Copy word for word the lines in the records below, starting at the line with "Recreate this image" and ending at the line with "from matplotlib.lines import Line2D". Skip the pictures.

Items from a dataset
#####
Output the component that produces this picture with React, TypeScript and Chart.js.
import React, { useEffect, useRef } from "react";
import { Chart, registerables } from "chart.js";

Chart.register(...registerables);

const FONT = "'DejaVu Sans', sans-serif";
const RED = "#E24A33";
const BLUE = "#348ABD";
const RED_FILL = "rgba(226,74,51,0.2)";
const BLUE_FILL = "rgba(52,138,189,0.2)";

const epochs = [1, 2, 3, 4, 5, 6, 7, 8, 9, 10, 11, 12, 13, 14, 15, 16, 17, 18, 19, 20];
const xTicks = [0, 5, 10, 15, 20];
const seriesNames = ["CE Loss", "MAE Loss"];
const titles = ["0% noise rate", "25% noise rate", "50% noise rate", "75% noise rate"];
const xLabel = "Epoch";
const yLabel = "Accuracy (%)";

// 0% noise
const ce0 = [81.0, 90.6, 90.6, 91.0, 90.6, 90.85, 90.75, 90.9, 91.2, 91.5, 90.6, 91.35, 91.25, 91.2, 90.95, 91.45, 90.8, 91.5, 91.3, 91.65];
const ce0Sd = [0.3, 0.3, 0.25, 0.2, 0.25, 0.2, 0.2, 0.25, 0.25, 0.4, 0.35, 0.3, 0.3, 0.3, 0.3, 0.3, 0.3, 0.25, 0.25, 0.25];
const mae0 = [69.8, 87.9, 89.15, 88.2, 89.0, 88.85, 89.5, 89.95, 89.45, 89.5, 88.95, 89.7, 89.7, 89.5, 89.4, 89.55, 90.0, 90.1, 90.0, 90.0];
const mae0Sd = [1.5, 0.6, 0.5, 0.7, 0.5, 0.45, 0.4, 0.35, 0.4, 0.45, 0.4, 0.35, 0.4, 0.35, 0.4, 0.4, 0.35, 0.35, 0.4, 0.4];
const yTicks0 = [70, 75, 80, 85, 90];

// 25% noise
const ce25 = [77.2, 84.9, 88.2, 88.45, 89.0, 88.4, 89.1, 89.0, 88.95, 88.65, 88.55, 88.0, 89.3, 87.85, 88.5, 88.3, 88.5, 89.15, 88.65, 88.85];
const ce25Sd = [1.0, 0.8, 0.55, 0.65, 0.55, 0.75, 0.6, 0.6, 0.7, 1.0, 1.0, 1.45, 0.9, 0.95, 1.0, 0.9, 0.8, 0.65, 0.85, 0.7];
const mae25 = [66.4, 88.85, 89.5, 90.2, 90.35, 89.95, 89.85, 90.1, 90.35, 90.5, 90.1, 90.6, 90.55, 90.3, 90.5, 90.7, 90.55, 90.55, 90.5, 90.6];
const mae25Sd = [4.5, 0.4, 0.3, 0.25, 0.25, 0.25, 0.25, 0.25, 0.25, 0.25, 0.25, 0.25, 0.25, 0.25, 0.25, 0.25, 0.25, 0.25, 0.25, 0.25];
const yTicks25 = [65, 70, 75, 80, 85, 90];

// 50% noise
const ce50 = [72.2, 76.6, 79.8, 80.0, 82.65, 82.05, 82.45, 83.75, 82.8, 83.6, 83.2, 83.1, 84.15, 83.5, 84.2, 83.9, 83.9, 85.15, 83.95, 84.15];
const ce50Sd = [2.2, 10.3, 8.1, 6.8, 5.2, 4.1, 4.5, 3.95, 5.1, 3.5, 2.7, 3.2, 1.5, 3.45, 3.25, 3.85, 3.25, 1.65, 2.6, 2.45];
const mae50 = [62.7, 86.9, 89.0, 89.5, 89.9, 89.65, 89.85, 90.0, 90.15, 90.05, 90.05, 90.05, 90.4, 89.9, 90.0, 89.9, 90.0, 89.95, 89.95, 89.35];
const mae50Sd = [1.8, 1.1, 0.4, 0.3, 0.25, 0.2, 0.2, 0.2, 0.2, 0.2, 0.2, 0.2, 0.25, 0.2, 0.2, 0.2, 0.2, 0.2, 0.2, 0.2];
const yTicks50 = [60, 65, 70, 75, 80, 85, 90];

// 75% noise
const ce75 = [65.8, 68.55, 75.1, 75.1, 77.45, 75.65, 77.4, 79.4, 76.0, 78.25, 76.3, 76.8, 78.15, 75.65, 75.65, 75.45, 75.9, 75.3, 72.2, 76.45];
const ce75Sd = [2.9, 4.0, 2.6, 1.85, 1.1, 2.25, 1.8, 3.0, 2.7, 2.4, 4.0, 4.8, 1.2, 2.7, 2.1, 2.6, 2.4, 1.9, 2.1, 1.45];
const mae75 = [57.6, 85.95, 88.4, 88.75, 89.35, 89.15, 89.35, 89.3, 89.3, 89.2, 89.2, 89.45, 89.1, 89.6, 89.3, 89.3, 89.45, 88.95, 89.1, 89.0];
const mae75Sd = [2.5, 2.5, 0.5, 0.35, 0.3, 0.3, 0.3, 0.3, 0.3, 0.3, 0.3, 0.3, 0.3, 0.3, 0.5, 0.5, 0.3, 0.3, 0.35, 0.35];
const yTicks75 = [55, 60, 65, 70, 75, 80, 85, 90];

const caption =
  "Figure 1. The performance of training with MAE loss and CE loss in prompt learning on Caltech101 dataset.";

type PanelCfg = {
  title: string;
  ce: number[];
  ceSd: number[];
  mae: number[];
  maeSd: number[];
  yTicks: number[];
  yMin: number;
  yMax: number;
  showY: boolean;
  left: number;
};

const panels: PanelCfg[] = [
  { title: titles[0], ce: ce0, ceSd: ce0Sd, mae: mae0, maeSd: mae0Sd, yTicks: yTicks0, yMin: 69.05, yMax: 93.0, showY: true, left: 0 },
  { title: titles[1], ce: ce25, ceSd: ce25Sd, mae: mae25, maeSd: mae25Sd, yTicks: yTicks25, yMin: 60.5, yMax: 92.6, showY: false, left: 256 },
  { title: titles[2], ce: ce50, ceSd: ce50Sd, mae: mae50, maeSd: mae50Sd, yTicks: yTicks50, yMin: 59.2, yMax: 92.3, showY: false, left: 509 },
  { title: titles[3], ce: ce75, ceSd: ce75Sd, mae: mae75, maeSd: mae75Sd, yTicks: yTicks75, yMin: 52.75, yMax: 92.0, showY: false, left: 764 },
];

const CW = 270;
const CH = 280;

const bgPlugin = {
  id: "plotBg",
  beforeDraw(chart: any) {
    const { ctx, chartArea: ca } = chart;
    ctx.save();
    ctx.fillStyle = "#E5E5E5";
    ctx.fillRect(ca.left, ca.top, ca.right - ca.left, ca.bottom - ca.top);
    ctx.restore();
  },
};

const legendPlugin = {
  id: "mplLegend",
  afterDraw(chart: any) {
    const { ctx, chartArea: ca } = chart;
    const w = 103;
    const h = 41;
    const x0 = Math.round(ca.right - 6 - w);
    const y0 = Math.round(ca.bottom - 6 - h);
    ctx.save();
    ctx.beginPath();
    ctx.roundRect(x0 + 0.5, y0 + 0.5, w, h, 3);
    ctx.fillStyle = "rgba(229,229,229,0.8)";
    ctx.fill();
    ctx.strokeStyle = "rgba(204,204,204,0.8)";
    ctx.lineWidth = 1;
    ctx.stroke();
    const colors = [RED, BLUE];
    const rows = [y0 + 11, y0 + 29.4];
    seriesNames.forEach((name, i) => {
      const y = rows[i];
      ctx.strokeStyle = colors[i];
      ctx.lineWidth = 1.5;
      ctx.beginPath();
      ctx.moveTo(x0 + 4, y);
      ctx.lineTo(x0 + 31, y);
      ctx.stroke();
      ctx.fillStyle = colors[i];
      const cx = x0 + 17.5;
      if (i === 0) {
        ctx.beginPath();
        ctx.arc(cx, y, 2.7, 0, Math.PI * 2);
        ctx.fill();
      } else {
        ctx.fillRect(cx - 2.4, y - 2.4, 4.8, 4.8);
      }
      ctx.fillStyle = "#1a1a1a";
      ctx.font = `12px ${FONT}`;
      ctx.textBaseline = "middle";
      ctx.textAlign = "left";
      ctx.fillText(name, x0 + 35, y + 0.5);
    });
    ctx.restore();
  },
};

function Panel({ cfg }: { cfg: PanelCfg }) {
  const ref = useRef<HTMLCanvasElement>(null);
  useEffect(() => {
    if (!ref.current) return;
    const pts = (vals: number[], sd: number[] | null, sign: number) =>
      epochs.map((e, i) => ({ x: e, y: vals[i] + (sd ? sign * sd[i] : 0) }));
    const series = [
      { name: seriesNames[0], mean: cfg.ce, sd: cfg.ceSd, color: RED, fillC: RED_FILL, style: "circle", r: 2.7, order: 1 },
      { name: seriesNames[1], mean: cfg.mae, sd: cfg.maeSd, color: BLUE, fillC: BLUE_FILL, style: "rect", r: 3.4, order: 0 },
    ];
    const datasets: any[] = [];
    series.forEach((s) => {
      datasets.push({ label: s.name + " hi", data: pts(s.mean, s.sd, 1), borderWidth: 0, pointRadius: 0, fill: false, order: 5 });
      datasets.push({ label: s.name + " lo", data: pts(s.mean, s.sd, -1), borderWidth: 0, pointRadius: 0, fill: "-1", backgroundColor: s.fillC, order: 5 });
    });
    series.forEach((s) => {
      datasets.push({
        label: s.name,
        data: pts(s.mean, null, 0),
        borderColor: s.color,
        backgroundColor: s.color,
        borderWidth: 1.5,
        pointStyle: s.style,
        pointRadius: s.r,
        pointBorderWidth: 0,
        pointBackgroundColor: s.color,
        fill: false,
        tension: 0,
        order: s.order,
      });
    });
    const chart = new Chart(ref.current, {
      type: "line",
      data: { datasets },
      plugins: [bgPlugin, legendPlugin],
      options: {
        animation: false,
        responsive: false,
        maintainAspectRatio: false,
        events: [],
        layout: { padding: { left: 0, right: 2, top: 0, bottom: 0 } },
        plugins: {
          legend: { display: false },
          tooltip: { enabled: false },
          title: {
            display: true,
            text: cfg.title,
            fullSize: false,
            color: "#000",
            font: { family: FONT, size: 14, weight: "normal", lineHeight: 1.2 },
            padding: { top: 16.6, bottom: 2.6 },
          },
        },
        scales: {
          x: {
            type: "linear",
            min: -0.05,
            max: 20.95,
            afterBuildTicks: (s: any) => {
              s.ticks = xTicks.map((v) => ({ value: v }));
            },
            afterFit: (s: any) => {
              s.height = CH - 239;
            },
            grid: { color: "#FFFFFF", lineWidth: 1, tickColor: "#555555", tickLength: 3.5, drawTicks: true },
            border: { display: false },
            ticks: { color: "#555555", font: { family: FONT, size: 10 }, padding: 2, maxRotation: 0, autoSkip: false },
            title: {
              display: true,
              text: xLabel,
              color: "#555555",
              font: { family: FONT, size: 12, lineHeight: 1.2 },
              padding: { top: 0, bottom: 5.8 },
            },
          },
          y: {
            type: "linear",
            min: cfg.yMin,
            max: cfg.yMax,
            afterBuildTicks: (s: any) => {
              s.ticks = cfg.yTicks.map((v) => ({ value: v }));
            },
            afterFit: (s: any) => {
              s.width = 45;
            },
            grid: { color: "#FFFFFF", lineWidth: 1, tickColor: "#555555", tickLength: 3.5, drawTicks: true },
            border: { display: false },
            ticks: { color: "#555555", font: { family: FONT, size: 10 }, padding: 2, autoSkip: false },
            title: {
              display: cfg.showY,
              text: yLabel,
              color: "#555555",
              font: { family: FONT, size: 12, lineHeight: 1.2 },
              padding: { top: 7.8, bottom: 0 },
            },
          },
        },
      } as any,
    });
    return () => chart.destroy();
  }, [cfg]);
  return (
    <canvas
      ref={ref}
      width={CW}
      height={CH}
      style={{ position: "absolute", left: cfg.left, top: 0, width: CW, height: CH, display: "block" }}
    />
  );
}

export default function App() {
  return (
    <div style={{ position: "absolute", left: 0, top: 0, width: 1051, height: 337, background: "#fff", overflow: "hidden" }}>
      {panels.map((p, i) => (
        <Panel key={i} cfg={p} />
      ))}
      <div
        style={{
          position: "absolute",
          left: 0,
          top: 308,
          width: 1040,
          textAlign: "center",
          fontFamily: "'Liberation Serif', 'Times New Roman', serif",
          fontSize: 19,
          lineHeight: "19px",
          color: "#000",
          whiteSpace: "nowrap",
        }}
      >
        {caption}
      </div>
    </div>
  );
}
#####
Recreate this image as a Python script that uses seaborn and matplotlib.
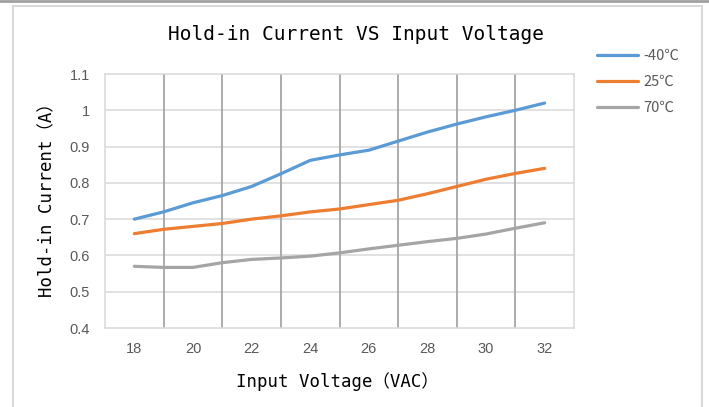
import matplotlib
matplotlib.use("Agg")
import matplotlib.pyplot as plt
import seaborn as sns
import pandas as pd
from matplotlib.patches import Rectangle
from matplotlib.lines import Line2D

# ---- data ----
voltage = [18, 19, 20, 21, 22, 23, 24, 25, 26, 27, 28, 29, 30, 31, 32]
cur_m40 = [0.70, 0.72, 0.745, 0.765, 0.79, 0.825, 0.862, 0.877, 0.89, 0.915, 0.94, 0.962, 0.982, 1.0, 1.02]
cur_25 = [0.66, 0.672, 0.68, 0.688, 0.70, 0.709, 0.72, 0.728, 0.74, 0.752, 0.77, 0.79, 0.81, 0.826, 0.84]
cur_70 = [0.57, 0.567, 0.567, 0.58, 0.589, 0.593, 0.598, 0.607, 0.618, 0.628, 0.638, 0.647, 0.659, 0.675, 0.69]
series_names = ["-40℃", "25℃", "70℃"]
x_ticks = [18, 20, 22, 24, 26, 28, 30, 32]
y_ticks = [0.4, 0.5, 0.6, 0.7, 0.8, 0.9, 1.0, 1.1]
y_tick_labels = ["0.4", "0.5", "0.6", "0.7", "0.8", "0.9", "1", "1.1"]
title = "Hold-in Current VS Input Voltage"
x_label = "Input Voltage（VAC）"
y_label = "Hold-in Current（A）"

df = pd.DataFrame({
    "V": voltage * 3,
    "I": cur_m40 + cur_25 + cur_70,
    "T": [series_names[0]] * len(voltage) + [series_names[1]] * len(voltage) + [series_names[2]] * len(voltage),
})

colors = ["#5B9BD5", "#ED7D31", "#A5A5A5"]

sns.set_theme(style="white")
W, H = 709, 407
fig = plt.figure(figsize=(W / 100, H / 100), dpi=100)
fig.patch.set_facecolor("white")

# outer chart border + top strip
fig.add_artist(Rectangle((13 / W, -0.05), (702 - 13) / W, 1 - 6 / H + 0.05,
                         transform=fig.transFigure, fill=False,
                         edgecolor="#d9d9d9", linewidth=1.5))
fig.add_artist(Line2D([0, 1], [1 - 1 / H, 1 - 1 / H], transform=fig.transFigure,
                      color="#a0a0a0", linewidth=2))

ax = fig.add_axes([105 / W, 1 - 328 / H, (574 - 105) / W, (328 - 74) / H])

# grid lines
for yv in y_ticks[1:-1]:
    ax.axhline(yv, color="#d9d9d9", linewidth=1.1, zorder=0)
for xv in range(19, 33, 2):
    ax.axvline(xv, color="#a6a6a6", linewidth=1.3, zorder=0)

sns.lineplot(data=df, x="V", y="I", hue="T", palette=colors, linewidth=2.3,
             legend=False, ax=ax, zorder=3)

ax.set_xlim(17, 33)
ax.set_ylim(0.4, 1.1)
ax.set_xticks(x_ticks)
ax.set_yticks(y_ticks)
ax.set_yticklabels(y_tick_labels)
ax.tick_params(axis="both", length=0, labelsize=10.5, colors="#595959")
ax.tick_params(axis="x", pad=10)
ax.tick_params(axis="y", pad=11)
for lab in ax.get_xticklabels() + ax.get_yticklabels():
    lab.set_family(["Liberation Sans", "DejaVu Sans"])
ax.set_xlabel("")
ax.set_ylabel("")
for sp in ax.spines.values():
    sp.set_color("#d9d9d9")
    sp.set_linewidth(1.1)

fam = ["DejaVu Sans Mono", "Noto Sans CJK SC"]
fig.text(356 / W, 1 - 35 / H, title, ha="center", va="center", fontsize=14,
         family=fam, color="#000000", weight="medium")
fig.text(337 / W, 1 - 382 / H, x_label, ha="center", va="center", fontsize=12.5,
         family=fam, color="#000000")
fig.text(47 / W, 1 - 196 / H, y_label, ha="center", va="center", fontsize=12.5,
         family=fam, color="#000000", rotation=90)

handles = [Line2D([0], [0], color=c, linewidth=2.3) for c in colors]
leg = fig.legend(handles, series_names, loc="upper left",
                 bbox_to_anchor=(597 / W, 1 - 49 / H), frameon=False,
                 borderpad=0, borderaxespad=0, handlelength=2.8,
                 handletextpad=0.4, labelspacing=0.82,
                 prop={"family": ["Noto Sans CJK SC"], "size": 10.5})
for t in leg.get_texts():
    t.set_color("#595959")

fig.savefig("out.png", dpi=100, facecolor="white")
#####
## Solution for this problem
Recreate this image as a Python script that uses seaborn and matplotlib.
import matplotlib
matplotlib.use("Agg")
import matplotlib.pyplot as plt
import seaborn as sns
import pandas as pd
from matplotlib.patches import Rectangle
from matplotlib.lines import Line2D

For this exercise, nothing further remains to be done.